Suppose we had $10^{23}$ particles ($1/6$ a $\text{mol}$). Computing the rotational dynamics of the rod in Newtonian mechanics requires $10^{23}$ ODEs for each of the positions, and another near infinite number of ODEs dictating that no two particles can move relative to one another. This gives us ${\mathbb{R}}^{\infty }$ space of postions and velocities of all particles in the body.

This is hard. On the other hand, no matter the number of atoms in the rigid bar, its position and orientation in 3D space can be completely described by 6 parameters

• $x,y,z$ for the position of the center of mass
• $\theta ,\varphi ,\psi$ angles describing the rotation Given that the Lagrangian $L=K-U$ only cares about the kinetic and potential energy of the system, we can pullback the Lagrangian from the particle system to the 6D parameter space, and derive the equations of motion for these 6 parameters. This is a much more tractable problem.

So, consider the position of the $\alpha$-th particle

$$\left[\begin{array}{c}x(\theta ,\alpha )\\ y(\theta ,\alpha )\end{array}\right]=\left[\begin{array}{c}\alpha \sin (\theta )\\ -\alpha \cos (\theta )\end{array}\right]\alpha \in [0,\ell ]$$

where $\ell$ is the length of the rod and $\alpha$ is the distance of the particle from the pivot. It’s velocity is

$$\frac{d}{dt}\left[\begin{array}{c}x(\theta ,\alpha )\\ y(\theta ,\alpha )\end{array}\right]=\left[\begin{array}{c}\alpha \cos (\theta )\\ \alpha \sin (\theta )\end{array}\right]\dot{\theta }$$

The mass of the particle is $\frac{m}{\ell }d\alpha$ where $m$ is the total mass of the rod. The total kinetic energy is then

$$K(\theta ,\dot{\theta })={\int }_{\alpha =0}^{\ell }\frac{1}{2}\frac{m}{\ell }{\left(\alpha \dot{\theta }\right)}^{2}d\alpha =\frac{m{\ell }^2}{6}{\dot{\theta }}^2$$

The total potential energy is

$$U(\theta )={\int }_{\alpha =0}^{\ell }\frac{mg}{\ell }(-\alpha \cos \theta )d\alpha =-\frac{mg\ell }{2}\cos \theta$$

We use integrals here because we are summing over the kinetic and potential energy of all particles in the rod. Since the rod is continuous, we have infinitely many particles, and thus we need to use integrals instead of summations.

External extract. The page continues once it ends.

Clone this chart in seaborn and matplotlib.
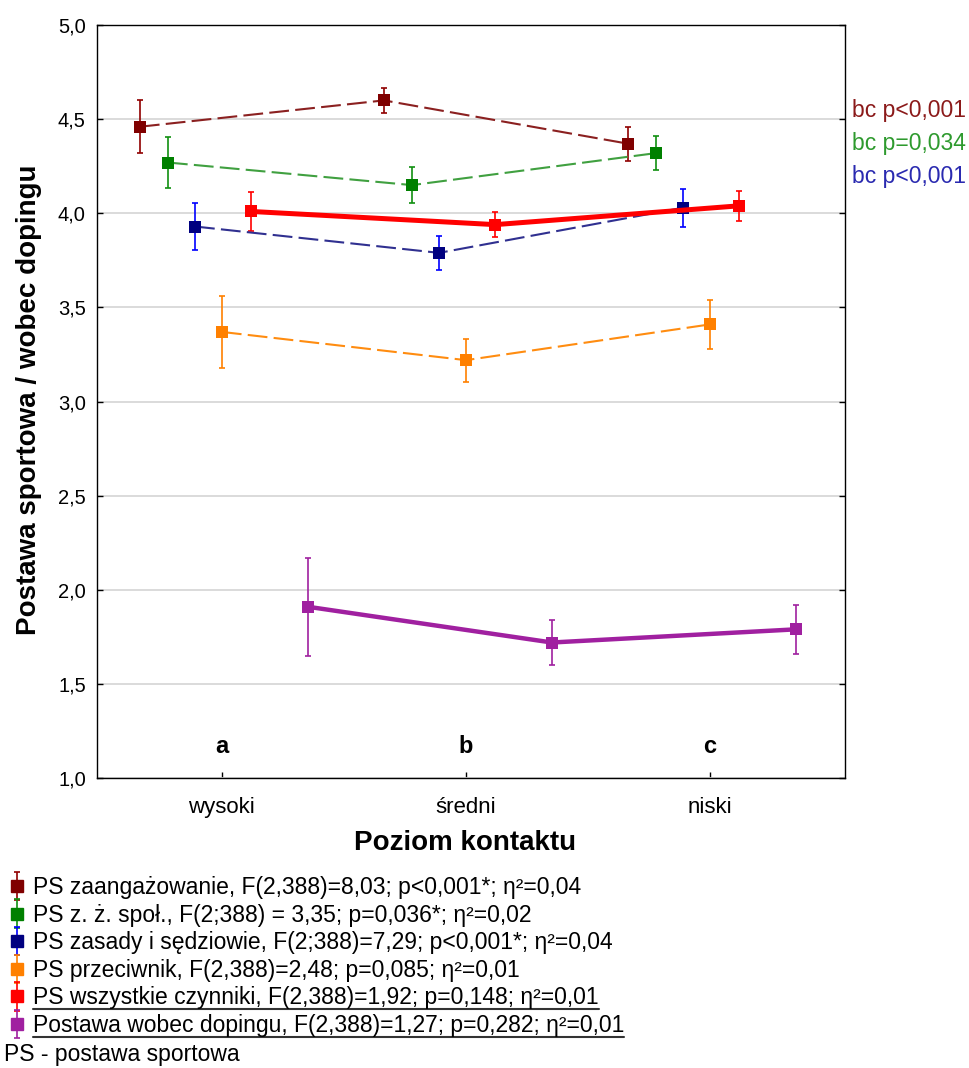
import numpy as np
import pandas as pd
import matplotlib
matplotlib.use("Agg")
import matplotlib.pyplot as plt
import seaborn as sns
from matplotlib.lines import Line2D
from matplotlib.container import ErrorbarContainer
from matplotlib.legend_handler import HandlerTuple, HandlerErrorbar

# dane
levels = ['wysoki', 'średni', 'niski']
group_letters = ['a', 'b', 'c']

zaang = [4.46, 4.60, 4.37]
zaang_err = [0.14, 0.065, 0.09]
spol = [4.27, 4.15, 4.32]
spol_err = [0.135, 0.095, 0.09]
zasady = [3.93, 3.79, 4.03]
zasady_err = [0.125, 0.09, 0.10]
przeciw = [3.37, 3.22, 3.41]
przeciw_err = [0.19, 0.115, 0.13]
wszystkie = [4.01, 3.94, 4.04]
wszystkie_err = [0.105, 0.065, 0.08]
doping = [1.91, 1.72, 1.79]
doping_err = [0.26, 0.12, 0.13]

labels = [
    'PS zaangażowanie, F(2,388)=8,03; p<0,001*; η²=0,04',
    'PS z. ż. społ., F(2;388) = 3,35; p=0,036*; η²=0,02',
    'PS zasady i sędziowie, F(2;388)=7,29; p<0,001*; η²=0,04',
    'PS przeciwnik, F(2,388)=2,48; p=0,085; η²=0,01',
    'PS wszystkie czynniki, F(2,388)=1,92; p=0,148; η²=0,01',
    'Postawa wobec dopingu, F(2,388)=1,27; p=0,282; η²=0,01',
]
posthoc = ['bc p<0,001', 'bc p=0,034', 'bc p<0,001']
posthoc_colors = ['#8b1a1a', '#2e9a2e', '#2a2ab0']

series = [zaang, spol, zasady, przeciw, wszystkie, doping]
errors = [zaang_err, spol_err, zasady_err, przeciw_err, wszystkie_err, doping_err]

# styl: kolor linii, kolor znacznika, kolor słupka błędu, styl linii, grubość, przesunięcie
dash = (0, (9.5, 3))
styles = [
    ('#8b2020', '#800000', '#900000', dash, 1.5, -0.336),
    ('#40a040', '#008000', '#109010', dash, 1.5, -0.221),
    ('#303090', '#000080', '#0000ff', dash, 1.5, -0.110),
    ('#ff8c10', '#ff8000', '#ff8000', dash, 1.5, 0.0),
    ('#ff0000', '#ff0000', '#ff0000', '-', 3.6, 0.120),
    ('#a020a0', '#a020a0', '#a020a0', '-', 3.2, 0.352),
]

sns.set_theme(style="ticks")
plt.rcParams['font.family'] = ['Liberation Sans', 'DejaVu Sans']
plt.rcParams['text.color'] = 'black'
plt.rcParams['axes.labelcolor'] = 'black'

fig = plt.figure(figsize=(9.69, 10.68), dpi=100)
ax = fig.add_axes([0.100, 0.2715, 0.772, 0.705])

handles = []
for vals, errs, (lc, mc, ec, ls, lw, off) in zip(series, errors, styles):
    x = np.arange(len(levels)) + off
    df = pd.DataFrame({'x': x, 'y': vals})
    eb = ax.errorbar(x, vals, yerr=errs, fmt='none', ecolor=ec, elinewidth=1.2,
                     capsize=2.5, capthick=1.2, zorder=3)
    sns.lineplot(data=df, x='x', y='y', ax=ax, color=lc, linestyle=ls, lw=lw,
                 marker='s', markersize=8, markerfacecolor=mc, markeredgecolor=mc,
                 markeredgewidth=0, errorbar=None, legend=False, zorder=4)
    mk = Line2D([], [], marker='s', ls='none', color=mc, markersize=8.5)
    handles.append((eb, mk))

ax.set_xlim(-0.512, 2.553)
ax.set_ylim(1.0, 5.0)
ax.set_xticks(range(len(levels)))
ax.set_xticklabels(levels)
ax.set_yticks(np.arange(1.0, 5.01, 0.5))
ax.yaxis.set_major_formatter(plt.FuncFormatter(lambda v, p: f'{v:.1f}'.replace('.', ',')))
ax.yaxis.grid(True, color='#d8d8d8', lw=1.3)
ax.set_axisbelow(True)
ax.tick_params(axis='both', direction='in', length=4, width=1, colors='black', right=True)
ax.tick_params(axis='x', pad=14, labelsize=16)
ax.tick_params(axis='y', pad=8, labelsize=14.5)
for sp in ax.spines.values():
    sp.set_visible(True)
    sp.set_color('black')
    sp.set_linewidth(1.0)

for i, letter in enumerate(group_letters):
    ax.text(i, 1.17, letter, ha='center', va='center', fontsize=17, fontweight='bold')

ax.set_xlabel('Poziom kontaktu', fontsize=20, fontweight='bold')
ax.set_ylabel('Postawa sportowa / wobec dopingu', fontsize=20, fontweight='bold')
ax.xaxis.set_label_coords(0.492, -0.069)
ax.yaxis.set_label_coords(-0.074, 0.502)

for j, (txt, c) in enumerate(zip(posthoc, posthoc_colors)):
    fig.text(852 / 969, 1 - (111 + 32.5 * j) / 1068, txt, color=c, fontsize=16.5,
             ha='left', va='center')

leg = fig.legend(handles, labels, loc='upper left', bbox_to_anchor=(0.008, 1 - 876 / 1068),
                 frameon=False,
                 handler_map={tuple: HandlerTuple(ndivide=1),
                              ErrorbarContainer: HandlerErrorbar(xerr_size=0.3, yerr_size=0.62)},
                 handlelength=0.8, handletextpad=0.3, labelspacing=0.2,
                 borderpad=0, borderaxespad=0, fontsize=16.5)
fig.text(0.004, 1 - 1055 / 1068, 'PS - postawa sportowa', fontsize=16.5, va='center', ha='left')

# podkreślenie dwóch ostatnich wpisów legendy
fig.canvas.draw()
inv = fig.transFigure.inverted()
for t in leg.get_texts()[4:]:
    bb = t.get_window_extent()
    (x0, y0), (x1, y1) = inv.transform([[bb.x0, bb.y0], [bb.x1, bb.y1]])
    fig.add_artist(Line2D([x0, x1], [y0, y0], transform=fig.transFigure,
                          color='#333333', lw=1.5))

fig.savefig('out.png', dpi=100)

Let’s look at the Lagrangian.

$$L(\theta ,\dot{\theta })=K(\theta ,\dot{\theta })-U(\theta )=\frac{m{\ell }^2}{6}{\dot{\theta }}^2+\frac{mg\ell }{2}\cos \theta$$

and the Euler-Lagrange equation

$$\frac{\partial L}{\partial \theta }(\theta ,\dot{\theta })-\frac{d}{dt}\left(\frac{\partial L}{\partial \dot{\theta }}(\theta ,\dot{\theta })\right)=0$$

Applying the equation, we get

$$\ddot{\theta }=-\frac{3}{2}\frac{g}{\ell }\sin \theta$$

Compare this to the simple pendulum where $\ddot{\theta }=-\frac{g}{\ell }\sin \theta$. The compound pendulum has an extra factor of $\frac{3}{2}$. This mathematically proves that a rigid rod swings faster than a point mass at the end of a massless rod of the same length. This is because the rod’s mass is distributed evenly along its length (center of mass at $\ell /2$) making it easier to swing than a point mass.

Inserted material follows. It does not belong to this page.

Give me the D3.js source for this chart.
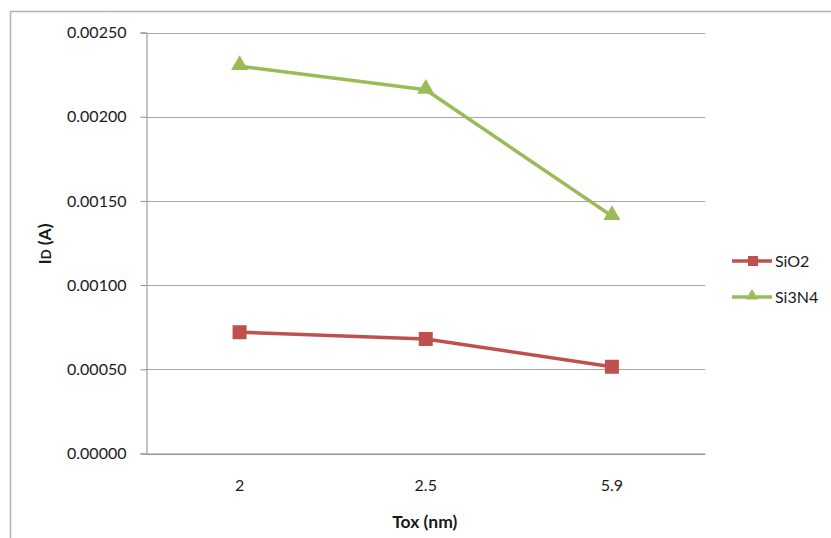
<!DOCTYPE html>
<html>
<head>
<meta charset="utf-8">
<script src="https://cdn.jsdelivr.net/npm/d3@7"></script>
<style>
  html, body { margin: 0; padding: 0; background: #fff; }
  svg { display: block; font-family: Lato, "Open Sans", sans-serif; }
</style>
</head>
<body>
<svg id="chart" width="831" height="538"></svg>
<script>
// Drain current vs. oxide thickness for two gate dielectrics
const categories = ["2", "2.5", "5.9"];
const sio2 = [0.00072, 0.00068, 0.000515];
const si3n4 = [0.0023, 0.00216, 0.00141];
const yTicks = [0, 0.0005, 0.001, 0.0015, 0.002, 0.0025];
const seriesNames = ["SiO2", "Si3N4"];
const seriesColors = ["#C0504D", "#9BBB59"];

const svg = d3.select("#chart");
const plot = { left: 146.5, right: 705, top: 32.5, bottom: 453.5 };

// Outer chart frame
svg.append("rect")
  .attr("x", 10.5).attr("y", 11.5)
  .attr("width", 900).attr("height", 600)
  .attr("fill", "none").attr("stroke", "#b3b3b3").attr("stroke-width", 1.5);

const x = d3.scaleBand().domain(categories).range([plot.left, plot.right]);
const y = d3.scaleLinear().domain([0, 0.0025]).range([plot.bottom, plot.top]);

// Horizontal gridlines
svg.append("g")
  .selectAll("line")
  .data(yTicks)
  .join("line")
  .attr("x1", plot.left).attr("x2", plot.right)
  .attr("y1", d => Math.round(y(d)) + 0.5).attr("y2", d => Math.round(y(d)) + 0.5)
  .attr("stroke", "#a6a6a6").attr("stroke-width", 1);

// Y axis
const yAxis = d3.axisLeft(y).tickValues(yTicks).tickFormat(d3.format(".5f")).tickSize(6).tickPadding(14);
const gy = svg.append("g").attr("transform", `translate(${plot.left},0)`).call(yAxis);
gy.select(".domain").attr("stroke", "#8c8c8c");
gy.selectAll(".tick line").attr("stroke", "#8c8c8c");
gy.selectAll(".tick text").attr("font-size", 16).attr("fill", "#1a1a1a").attr("font-family", "Lato, sans-serif");

// X axis
const xAxis = d3.axisBottom(x).tickSize(0).tickPadding(26);
const gx = svg.append("g").attr("transform", `translate(0,${plot.bottom})`).call(xAxis);
gx.select(".domain").attr("stroke", "#8c8c8c");
gx.selectAll(".tick text").attr("font-size", 16).attr("fill", "#1a1a1a").attr("font-family", "Lato, sans-serif");

// Axis titles
svg.append("text")
  .attr("x", plot.left + (plot.right - plot.left) / 2 - 1).attr("y", 528)
  .attr("text-anchor", "middle").attr("font-size", 17.5).attr("font-weight", "bold").attr("fill", "#1a1a1a")
  .text("Tox (nm)");

const yt = svg.append("text")
  .attr("transform", `translate(51,${(plot.top + plot.bottom) / 2 + 1}) rotate(-90)`)
  .attr("text-anchor", "middle").attr("font-size", 17.5).attr("font-weight", "bold").attr("fill", "#1a1a1a");
yt.append("tspan").text("I");
yt.append("tspan").attr("font-size", 13).text("D");
yt.append("tspan").text(" (A)");

const line = d3.line().x((d, i) => x(categories[i]) + x.bandwidth() / 2).y(d => y(d));
const allSeries = [sio2, si3n4];
const triangle = d3.symbol().type(d3.symbolTriangle).size(125);

allSeries.forEach((vals, s) => {
  svg.append("path")
    .attr("d", line(vals))
    .attr("fill", "none").attr("stroke", seriesColors[s]).attr("stroke-width", 3.5)
    .attr("stroke-linejoin", "round");
  const pts = svg.append("g").selectAll("g").data(vals).join("g")
    .attr("transform", (d, i) => `translate(${x(categories[i]) + x.bandwidth() / 2},${y(d)})`);
  if (s === 0) {
    pts.append("rect").attr("x", -7).attr("y", -7).attr("width", 14).attr("height", 14)
      .attr("fill", seriesColors[s]);
  } else {
    pts.append("path").attr("d", triangle).attr("transform", "translate(0,-1)").attr("fill", seriesColors[s]);
  }
});

// Legend
const legendY = [261, 297];
seriesNames.forEach((name, s) => {
  const g = svg.append("g").attr("transform", `translate(732,${legendY[s]})`);
  g.append("line").attr("x1", 0).attr("x2", 40).attr("y1", 0).attr("y2", 0)
    .attr("stroke", seriesColors[s]).attr("stroke-width", 3.5);
  if (s === 0) {
    g.append("rect").attr("x", 16).attr("y", -5).attr("width", 10).attr("height", 10).attr("fill", seriesColors[s]);
  } else {
    g.append("path").attr("d", d3.symbol().type(d3.symbolTriangle).size(65)).attr("transform", "translate(20,-1)")
      .attr("fill", seriesColors[s]);
  }
  g.append("text").attr("x", 43).attr("y", 6).attr("font-size", 16).attr("fill", "#1a1a1a").text(name);
});
</script>
</body>
</html>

Noether’s Theorem of Time Independence

Suppose the Lagrangian is time independent

$$L(t,y,\dot{y})=L(y,\dot{y})$$

then the Euler-Lagrange ODE

$$\frac{\partial L}{\partial y}(y,\dot{y})-\frac{d}{dt}\left(\frac{\partial L}{\partial \dot{y}}(y,\dot{y})\right)=0$$

implies that

$$⟨\frac{\partial L}{\partial \dot{y}}(y,\dot{y})|\dot{y}⟩-L(y,\dot{y})$$

is time independent.

Proof: We need to check that

$$\frac{d}{dt}\left(⟨\frac{\partial L}{\partial \dot{y}}(y,\dot{y})|\dot{y}⟩-L(y,\dot{y})\right)=0$$

So,

$$\begin{array}{rl}\frac{d}{dt}\left(⟨\frac{\partial L}{\partial \dot{y}}(y,\dot{y})|\dot{y}⟩-L(y,\dot{y})\right)& =\left(⟨\frac{d}{dt}\left(\frac{\partial L}{\partial \dot{y}}(y,\dot{y})\right)|\dot{y}⟩+⟨\frac{\partial L}{\partial \dot{y}}(y,\dot{y})|\ddot{y}⟩\right)-\frac{dL}{dt}\\ & =\left(⟨\frac{d}{dt}\left(\frac{\partial L}{\partial \dot{y}}(y,\dot{y})\right)|\dot{y}⟩+⟨\frac{\partial L}{\partial \dot{y}}(y,\dot{y})|\ddot{y}⟩\right)-⟨\frac{\partial L}{\partial y}|\dot{y}⟩-⟨\frac{\partial L}{\partial \dot{y}}|\ddot{y}⟩\\ & =⟨\frac{d}{dt}\left(\frac{\partial L}{\partial \dot{y}}(y,\dot{y})\right)|\dot{y}⟩-⟨\frac{\partial L}{\partial y}|\dot{y}⟩\\ & =0\end{array}$$

where the last line is because of the Euler-Lagrange equation.

For

$$L=\frac{1}{2}{\dot{y}}^{\top }M\dot{y}-U(y)$$

this time-independent quantity is the total energy of the system

$$E=\frac{1}{2}{\dot{y}}^{\top }M\dot{y}+U(y)$$

Time-independence of the Lagrangian implies the Law of Conservation of Energy.

Definition (Continuous Symmetry)

A physical system has a continuous symmetry if there exists a continuous transformation of the system that leaves the Lagrangian (and thus action) invariant.

Imagine a particle moving through empty space on a wire. Moving the entire experiment to the left (or any translation) changes the coordinates, but not the physical behavior.